Give back every line exactly as it appears, pictures excluded.

"""

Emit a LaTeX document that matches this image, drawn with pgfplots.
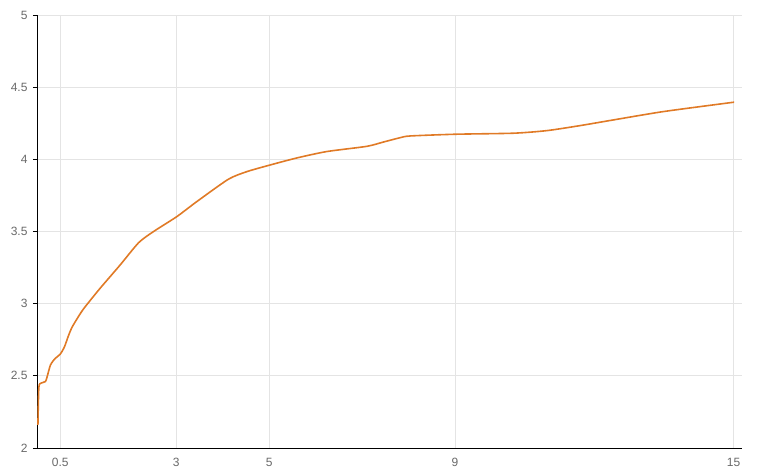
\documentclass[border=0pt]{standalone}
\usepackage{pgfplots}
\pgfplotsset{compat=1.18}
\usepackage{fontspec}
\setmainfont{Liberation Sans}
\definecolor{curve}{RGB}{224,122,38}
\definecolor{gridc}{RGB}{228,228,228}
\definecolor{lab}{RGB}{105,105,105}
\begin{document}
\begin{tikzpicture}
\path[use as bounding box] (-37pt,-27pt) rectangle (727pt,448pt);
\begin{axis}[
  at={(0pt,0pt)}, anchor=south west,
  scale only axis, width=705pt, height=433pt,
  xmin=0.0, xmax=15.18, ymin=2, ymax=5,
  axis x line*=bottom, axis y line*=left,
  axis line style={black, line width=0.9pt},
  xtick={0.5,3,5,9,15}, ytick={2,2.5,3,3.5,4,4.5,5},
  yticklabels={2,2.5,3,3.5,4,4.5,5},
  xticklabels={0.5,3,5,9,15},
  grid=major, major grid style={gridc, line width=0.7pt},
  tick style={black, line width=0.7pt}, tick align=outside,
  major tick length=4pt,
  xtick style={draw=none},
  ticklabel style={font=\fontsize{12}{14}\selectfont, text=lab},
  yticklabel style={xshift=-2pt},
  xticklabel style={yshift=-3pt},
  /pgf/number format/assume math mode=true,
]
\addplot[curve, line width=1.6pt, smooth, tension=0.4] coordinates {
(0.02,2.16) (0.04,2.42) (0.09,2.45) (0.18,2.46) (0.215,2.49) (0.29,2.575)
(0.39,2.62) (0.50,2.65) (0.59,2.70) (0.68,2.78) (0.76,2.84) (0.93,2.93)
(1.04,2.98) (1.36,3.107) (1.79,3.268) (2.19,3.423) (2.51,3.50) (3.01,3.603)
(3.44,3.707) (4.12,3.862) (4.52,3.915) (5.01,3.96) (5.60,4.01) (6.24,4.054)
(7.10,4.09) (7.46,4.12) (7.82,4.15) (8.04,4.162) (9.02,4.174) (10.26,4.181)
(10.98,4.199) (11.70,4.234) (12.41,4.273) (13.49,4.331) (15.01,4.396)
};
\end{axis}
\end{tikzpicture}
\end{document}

"""

Response below:
Emit a LaTeX document that matches this image, drawn with pgfplots.
\documentclass[border=0pt]{standalone}
\usepackage{pgfplots}
\pgfplotsset{compat=1.18}
\usepackage{fontspec}
\setmainfont{Liberation Sans}
\definecolor{curve}{RGB}{224,122,38}
\definecolor{gridc}{RGB}{228,228,228}
\definecolor{lab}{RGB}{105,105,105}
\begin{document}
\begin{tikzpicture}
\path[use as bounding box] (-37pt,-27pt) rectangle (727pt,448pt);
\begin{axis}[
  at={(0pt,0pt)}, anchor=south west,
  scale only axis, width=705pt, height=433pt,
  xmin=0.0, xmax=15.18, ymin=2, ymax=5,
  axis x line*=bottom, axis y line*=left,
  axis line style={black, line width=0.9pt},
  xtick={0.5,3,5,9,15}, ytick={2,2.5,3,3.5,4,4.5,5},
  yticklabels={2,2.5,3,3.5,4,4.5,5},
  xticklabels={0.5,3,5,9,15},
  grid=major, major grid style={gridc, line width=0.7pt},
  tick style={black, line width=0.7pt}, tick align=outside,
  major tick length=4pt,
  xtick style={draw=none},
  ticklabel style={font=\fontsize{12}{14}\selectfont, text=lab},
  yticklabel style={xshift=-2pt},
  xticklabel style={yshift=-3pt},
  /pgf/number format/assume math mode=true,
]
\addplot[curve, line width=1.6pt, smooth, tension=0.4] coordinates {
(0.02,2.16) (0.04,2.42) (0.09,2.45) (0.18,2.46) (0.215,2.49) (0.29,2.575)
(0.39,2.62) (0.50,2.65) (0.59,2.70) (0.68,2.78) (0.76,2.84) (0.93,2.93)
(1.04,2.98) (1.36,3.107) (1.79,3.268) (2.19,3.423) (2.51,3.50) (3.01,3.603)
(3.44,3.707) (4.12,3.862) (4.52,3.915) (5.01,3.96) (5.60,4.01) (6.24,4.054)
(7.10,4.09) (7.46,4.12) (7.82,4.15) (8.04,4.162) (9.02,4.174) (10.26,4.181)
(10.98,4.199) (11.70,4.234) (12.41,4.273) (13.49,4.331) (15.01,4.396)
};
\end{axis}
\end{tikzpicture}
\end{document}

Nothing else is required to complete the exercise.